What is transformative about goal 10 “Transform Governance and Technologies for Sustainable Development”?
This goal focuses on governance and technologies for sustainable development. As underscored in the Action Agenda, good governance by the public and private sectors at local, national, regional and global levels is critical for achieving the SDGs. The proposed Goal 10 is transformative because it; (i) calls for sound governance and transparent reporting on the SDGs by all stakeholders including businesses; (ii) ensures that international rules for trade, investment, technology transfer, etc. are checked for consistency with achieving the SDGs; (iii) includes an explicit target on public and private resource mobilization for the SDGs, thus filling a major gap in the MDGs.

The goal also emphasizes the central importance of mobilizing technologies and technology transfer as a critical means of implementation that complements sound governance, international rules that are consistent with achieving the SDGs, and adequate domestic and international resource mobilization.

Why do some goals focus on outcomes whereas others focus on outputs or means?
Where possible, the SDGs should focus on outcomes, such as ending extreme poverty. Yet, the distinction between outcomes, outputs, and inputs needs to be handled pragmatically, and the design of goals and targets should be – we believe – guided by approaches that are best suited to mobilize action and ensure accountability. For example, ensuring universal access to healthcare or high-quality early childhood development (ECD) are important commitments for every government.
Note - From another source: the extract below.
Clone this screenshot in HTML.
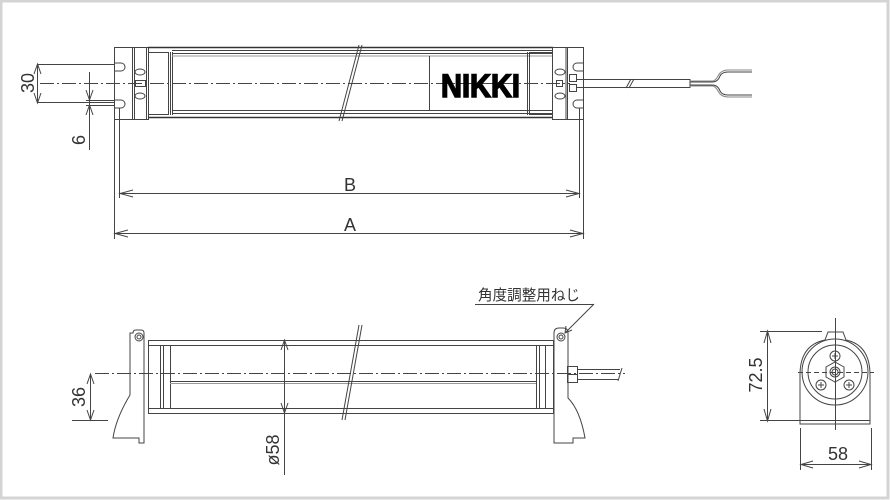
<!DOCTYPE html>
<html><head><meta charset="utf-8"><style>
html,body{margin:0;padding:0;background:#fff}
svg{display:block}
text{font-family:"Liberation Sans","Noto Sans CJK JP",sans-serif;fill:#333}
</style></head><body>
<svg width="890" height="500" viewBox="0 0 890 500" xmlns="http://www.w3.org/2000/svg">
<rect x="1" y="1" width="887" height="497" fill="#fff" stroke="#d4d4d4" stroke-width="3"/>
<g fill="none" stroke="#444" stroke-width="1">
<!-- TOP VIEW -->
<rect x="114.5" y="47.5" width="34" height="72"/>
<line x1="132.5" y1="47" x2="132.5" y2="120"/><line x1="134.5" y1="47" x2="134.5" y2="120"/><line x1="146.5" y1="47" x2="146.5" y2="120"/>
<rect x="148.5" y="52.5" width="20" height="62"/>
<line x1="170.5" y1="52" x2="170.5" y2="115"/><line x1="172.5" y1="52" x2="172.5" y2="115"/>
<line x1="148" y1="47.5" x2="553" y2="47.5" stroke="#333" stroke-width="1.5"/>
<line x1="172" y1="50.5" x2="553" y2="50.5"/><line x1="172" y1="53.5" x2="553" y2="53.5"/><line x1="172" y1="56" x2="553" y2="56" stroke="#999"/>
<line x1="172" y1="110.5" x2="553" y2="110.5"/><line x1="172" y1="113.5" x2="553" y2="113.5"/><line x1="148" y1="117.5" x2="553" y2="117.5" stroke="#333" stroke-width="1.5"/>
<line x1="429.5" y1="56" x2="429.5" y2="110"/>
<rect x="529.5" y="52.5" width="23" height="62"/><line x1="527.5" y1="52" x2="527.5" y2="115"/>
<rect x="552.5" y="47.5" width="31" height="72"/><line x1="567.5" y1="47" x2="567.5" y2="120"/><line x1="566" y1="47" x2="566" y2="120"/>
<path d="M114 63 H121 A4 4 0 0 1 121 71 H114"/><path d="M114 100 H121 A4 4 0 0 1 121 108 H114"/>
<path d="M584 63 H577 A4 4 0 0 0 577 71 H584"/><path d="M584 100 H577 A4 4 0 0 0 577 108 H584"/>
<ellipse cx="140" cy="72" rx="5" ry="3"/><ellipse cx="140" cy="96" rx="5" ry="3"/><rect x="135.5" y="80.5" width="10" height="6"/>
<ellipse cx="560" cy="72" rx="5" ry="3"/><ellipse cx="560" cy="96" rx="5" ry="3"/><rect x="556.5" y="80.5" width="6" height="6"/>
<rect x="569.5" y="74.5" width="7" height="7"/><rect x="569.5" y="84.5" width="7" height="7"/>
<line x1="40" y1="83.5" x2="570" y2="83.5" stroke-dasharray="14,3,2,3"/>
<line x1="359" y1="45" x2="339" y2="121"/><line x1="362" y1="45" x2="342" y2="121"/>
<line x1="577" y1="79.5" x2="690" y2="79.5"/><line x1="577" y1="87.5" x2="690" y2="87.5"/><line x1="690" y1="79" x2="690" y2="88"/>
<line x1="626" y1="88" x2="631" y2="79" /><line x1="629" y1="88" x2="634" y2="79"/>
<path d="M690 82 H712 Q718 82 720 76 Q722 72 728 72 H752"/><path d="M690 85 H712 Q718 85 720 91 Q722 95 728 95 H752"/>
<path d="M690 81 H713 Q716 80 718 76 Q721 70 728 70 H752" stroke="#888"/>
<path d="M690 86 H713 Q716 87 718 91 Q721 97 728 97 H752" stroke="#888"/>
<line x1="38" y1="64.5" x2="114" y2="64.5"/><line x1="38" y1="102.5" x2="114" y2="102.5"/>
<line x1="37.5" y1="64" x2="37.5" y2="103"/><path d="M34 74 L37.5 64 L41 74 M34 93 L37.5 103 L41 93"/>
<line x1="86" y1="100.5" x2="114" y2="100.5"/><line x1="86" y1="105.5" x2="114" y2="105.5"/>
<line x1="89.5" y1="72" x2="89.5" y2="150"/><path d="M86 90 L89.5 100 L93 90 M86 115 L89.5 105 L93 115"/>
<line x1="114.5" y1="120" x2="114.5" y2="239"/><line x1="119.5" y1="108" x2="119.5" y2="198"/>
<line x1="583.5" y1="120" x2="583.5" y2="239"/><line x1="579.5" y1="108" x2="579.5" y2="198"/>
<line x1="120" y1="193.5" x2="579" y2="193.5"/><path d="M133 190 L120 193.5 L133 197 M566 190 L579 193.5 L566 197"/>
<line x1="115" y1="233.5" x2="583" y2="233.5"/><path d="M128 230 L115 233.5 L128 237 M570 230 L583 233.5 L570 237"/>
<!-- SIDE VIEW -->
<path d="M135 333 Q135 330 138 330 H143 Q146 330 146 333 V443 H141 V438 H115 Q118 418 132 395 V333 Z" transform="translate(-2 0)"/>
<circle cx="139" cy="337" r="4"/><circle cx="139" cy="337" r="2"/>
<rect x="148.5" y="340.5" width="405" height="73"/>
<line x1="148" y1="345.5" x2="553" y2="345.5"/><line x1="148" y1="408.5" x2="553" y2="408.5"/>
<line x1="160.5" y1="345" x2="160.5" y2="409"/><line x1="163.5" y1="345" x2="163.5" y2="409"/><line x1="170.5" y1="345" x2="170.5" y2="409"/>
<line x1="536.5" y1="345" x2="536.5" y2="409"/><line x1="539.5" y1="345" x2="539.5" y2="409"/><line x1="545.5" y1="345" x2="545.5" y2="409"/>
<line x1="170" y1="381.5" x2="536" y2="381.5"/><line x1="170" y1="383.5" x2="536" y2="383.5" stroke="#999"/>
<line x1="95" y1="373.5" x2="625" y2="373.5" stroke-dasharray="14,3,2,3"/>
<line x1="359" y1="325" x2="342" y2="420"/><line x1="362" y1="325" x2="345" y2="420"/>
<path d="M554 333 Q554 328 559 328 H563 Q568 328 568 333 V398 Q580 410 585 438 H573 V443 H554 Z"/>
<circle cx="561" cy="337" r="4"/><circle cx="561" cy="337" r="2"/>
<rect x="567.5" y="366.5" width="10" height="8"/><rect x="567.5" y="374.5" width="10" height="8"/>
<line x1="577" y1="369.5" x2="620" y2="369.5"/><line x1="577" y1="379.5" x2="618" y2="379.5"/>
<line x1="622" y1="368" x2="618" y2="381"/>
<line x1="475" y1="304.5" x2="594" y2="304.5"/><line x1="594" y1="304" x2="565" y2="333"/>
<path d="M566 326 L565 333 L572 330"/>
<line x1="72" y1="420.5" x2="108" y2="420.5"/>
<line x1="90.5" y1="374" x2="90.5" y2="420"/><path d="M87 384 L90.5 374 L94 384 M87 410 L90.5 420 L94 410"/>
<line x1="284.5" y1="340" x2="284.5" y2="475"/><path d="M281 350 L284.5 340 L288 350 M281 403 L284.5 413 L288 403"/>
<!-- END VIEW -->
<path d="M800 424 V375 Q800 345 825 340 L828 332 H843 L846 340 Q870 345 870 375 V424 Z"/>
<circle cx="835" cy="372" r="33"/><circle cx="835" cy="372" r="27"/>
<line x1="800" y1="420.5" x2="870" y2="420.5"/>
<circle cx="835" cy="356" r="5"/><path d="M832 356 H838 M835 353 V359"/>
<circle cx="821" cy="385" r="5"/><path d="M818 385 H824 M821 382 V388"/>
<circle cx="849" cy="385" r="5"/><path d="M846 385 H852 M849 382 V388"/>
<path d="M835 362 L844 367 V377 L835 382 L826 377 V367 Z"/><circle cx="835" cy="372" r="5"/><circle cx="835" cy="372" r="3"/>
<line x1="835.5" y1="318" x2="835.5" y2="430"/><line x1="798" y1="372.5" x2="874" y2="372.5" stroke-dasharray="5,3"/>
<line x1="760" y1="331.5" x2="822" y2="331.5"/><line x1="760" y1="420.5" x2="800" y2="420.5"/>
<line x1="767.5" y1="331" x2="767.5" y2="421"/><path d="M764 343 L767.5 331 L771 343 M764 409 L767.5 421 L771 409"/>
<line x1="800.5" y1="428" x2="800.5" y2="470"/><line x1="871.5" y1="428" x2="871.5" y2="470"/>
<line x1="801" y1="464.5" x2="871" y2="464.5"/><path d="M813 461 L801 464.5 L813 468 M859 461 L871 464.5 L859 468"/>
</g>
<text x="441" y="97" font-size="32" font-weight="bold" style="fill:#000;stroke:#000;stroke-width:1.5" textLength="79" lengthAdjust="spacingAndGlyphs">NIKKI</text>
<text x="350" y="191" font-size="18" text-anchor="middle">B</text>
<text x="350" y="231" font-size="18" text-anchor="middle">A</text>
<text x="0" y="0" font-size="18" text-anchor="middle" transform="translate(34 83) rotate(-90)">30</text>
<text x="0" y="0" font-size="18" text-anchor="middle" transform="translate(85 140) rotate(-90)">6</text>
<text x="0" y="0" font-size="18" text-anchor="middle" transform="translate(85 397) rotate(-90)">36</text>
<text x="0" y="0" font-size="18" text-anchor="middle" transform="translate(279 450) rotate(-90)">ø58</text>
<text x="0" y="0" font-size="18" text-anchor="middle" transform="translate(762 375) rotate(-90)">72.5</text>
<text x="838" y="460" font-size="18" text-anchor="middle">58</text>
<text x="478" y="300" font-size="15" textLength="102" lengthAdjust="spacingAndGlyphs">角度調整用ねじ</text>
</svg>
</body></html>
Goals and targets that focus on these outputs will ensure operational focus and accountability. In some instances it also makes sense to target inputs. For example, official development assistance (ODA) is critical for ensuring many SDGs and needs to be mobilized in every high-income country. Mobilizing resources for sustainable development is difficult, so subsuming ODA as an implicit input into every SDG would make it harder for government leaders, citizens, and civil society organizations to argue for increased ODA. It would also weaken accountability for rich countries. Similar considerations apply, for example, to the proposed target on integrated reporting by governments and businesses on their contributions to the SDGs.

Why are some targets not quantified and marked with an asterisk? Why do some targets have numbers in square brackets?
It is important that every target can be measured at the national or local level, but not every target can be defined globally in a meaningful way, for three distinct reasons:

i. The starting points may differ too much across countries for a single meaningful quantitative standard at the global level;
ii. Some targets need to be adapted and quantified locally or may be relevant only in subsets of countries (e.g. those that refer to specific ecosystems);
iii. For some targets no global consensus exists today, and these still need to be negotiated, as is the case with greenhouse gas emission reduction targets. In the meantime, countries should establish their own plans and targets.

In some cases proposed numerical targets are presented in square brackets since these numbers are preliminary and may need to be reviewed by the corresponding technical communities.